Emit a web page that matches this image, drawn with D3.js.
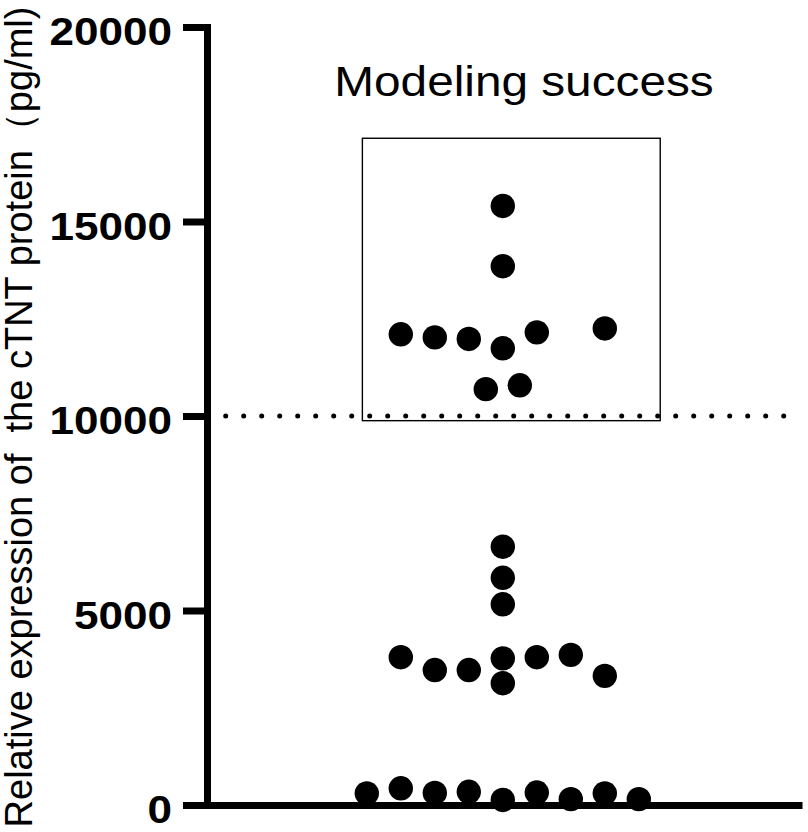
<!DOCTYPE html>
<html>
<head>
<meta charset="utf-8">
<script src="https://cdn.jsdelivr.net/npm/d3@7"></script>
<style>
    body { margin: 0; background: #fff; }
    text { font-family: Arial, "Liberation Sans", sans-serif; fill: #000; }
</style>
</head>
<body>
<div id="chart"></div>
<script>

// values (pg/ml)
let groupValues = [15400, 13850, 12100, 12020, 11980, 11740, 12150, 12250, 10690, 10790,
    6640, 5840, 5160, 3800, 3470, 3470, 3770, 3130, 3800, 3860, 3320,
    300, 430, 310, 340, 130, 320, 150, 300, 150];

// horizontal slot of each dot (scatter spread around the centre column)
let groupSlots = [0, 0, -3, -2, -1, 0, 1, 3, -0.5, 0.5,
    0, 0, 0, -3, -2, -1, 0, 0, 1, 2, 3,
    -4, -3, -2, -1, 0, 1, 2, 3, 4];

let yTicks = [0, 5000, 10000, 15000, 20000];
let threshold = 10000;
let successBox = {yMin: 9880, yMax: 17140, slotMin: -4.13, slotMax: 4.63};
let titleText = 'Modeling success';
let yLabel = 'Relative expression of  the cTNT protein（pg/ml)';

let dots = groupValues.map((v, i) => ({value: v, slot: groupSlots[i]}));

let width = 808, height = 832;
let margin = {top: 27, right: 6, bottom: 27, left: 207};

let svg = d3.select('#chart').append('svg')
    .attr('width', width)
    .attr('height', height);

// scales
let y = d3.scaleLinear()
    .domain([0, 20000])
    .range([height - margin.bottom, margin.top]);

let x = d3.scaleLinear()
    .domain([-8.7, 8.8])
    .range([margin.left, width - margin.right]);

// stretch text horizontally a little (the picture is slightly wide)
function widen(sel, k) {
    sel.each(function () {
        let len = this.getComputedTextLength();
        d3.select(this).attr('textLength', len * k).attr('lengthAdjust', 'spacingAndGlyphs');
    });
}

// box round the successful group
svg.append('rect')
    .attr('x', x(successBox.slotMin))
    .attr('y', y(successBox.yMax))
    .attr('width', x(successBox.slotMax) - x(successBox.slotMin))
    .attr('height', y(successBox.yMin) - y(successBox.yMax))
    .attr('fill', 'none')
    .attr('stroke', '#000')
    .attr('stroke-width', 1.4);

// dotted threshold line
svg.append('line')
    .attr('x1', margin.left + 0.7)
    .attr('x2', 784)
    .attr('y1', y(threshold))
    .attr('y2', y(threshold))
    .attr('stroke', '#000')
    .attr('stroke-width', 5)
    .attr('stroke-linecap', 'round')
    .attr('stroke-dasharray', '0,18');

// dots
svg.selectAll('.dot')
    .data(dots)
    .enter()
    .append('circle')
    .attr('class', 'dot')
    .attr('cx', d => x(d.slot))
    .attr('cy', d => y(d.value))
    .attr('r', 12.2)
    .attr('fill', '#000');

// x axis (no ticks)
let xAxisG = svg.append('g')
    .attr('transform', `translate(0, ${y(0)})`)
    .call(d3.axisBottom(x).tickValues([]).tickSizeOuter(0));
xAxisG.select('.domain')
    .attr('stroke-width', 7);

// y axis
let yAxisG = svg.append('g')
    .attr('transform', `translate(${margin.left}, 0)`)
    .call(d3.axisLeft(y).tickValues(yTicks).tickSize(24).tickSizeOuter(0).tickPadding(11).tickFormat(d3.format('d')));

yAxisG.select('.domain')
    .attr('stroke-width', 7)
    .attr('stroke-linecap', 'square');
yAxisG.selectAll('.tick line')
    .attr('stroke-width', 7);
yAxisG.selectAll('.tick text')
    .attr('dy', '0.45em')
    .style('font-family', 'Arial, "Liberation Sans", sans-serif')
    .style('font-size', '39px')
    .style('font-weight', 'bold')
    .call(widen, 1.13);

// title
svg.append('text')
    .attr('x', 524)
    .attr('y', 96)
    .attr('text-anchor', 'middle')
    .style('font-size', '43px')
    .text(titleText)
    .call(widen, 1.11);

// y axis label
svg.append('text')
    .attr('transform', `translate(32, 417) rotate(-90)`)
    .attr('text-anchor', 'middle')
    .style('font-size', '38px')
    .style('white-space', 'pre')
    .text(yLabel);

</script>
</body>
</html>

━━━━━━━━━━━━━━━━━━━━

Restate, line by line and word for word, everything from the top of the material through the line that contains "-4, -3, -2, -1, 0, 1, 2, 3, 4];". Leave pictures out.

The reply:
Emit a web page that matches this image, drawn with D3.js.
<!DOCTYPE html>
<html>
<head>
<meta charset="utf-8">
<script src="https://cdn.jsdelivr.net/npm/d3@7"></script>
<style>
    body { margin: 0; background: #fff; }
    text { font-family: Arial, "Liberation Sans", sans-serif; fill: #000; }
</style>
</head>
<body>
<div id="chart"></div>
<script>

// values (pg/ml)
let groupValues = [15400, 13850, 12100, 12020, 11980, 11740, 12150, 12250, 10690, 10790,
    6640, 5840, 5160, 3800, 3470, 3470, 3770, 3130, 3800, 3860, 3320,
    300, 430, 310, 340, 130, 320, 150, 300, 150];

// horizontal slot of each dot (scatter spread around the centre column)
let groupSlots = [0, 0, -3, -2, -1, 0, 1, 3, -0.5, 0.5,
    0, 0, 0, -3, -2, -1, 0, 0, 1, 2, 3,
    -4, -3, -2, -1, 0, 1, 2, 3, 4];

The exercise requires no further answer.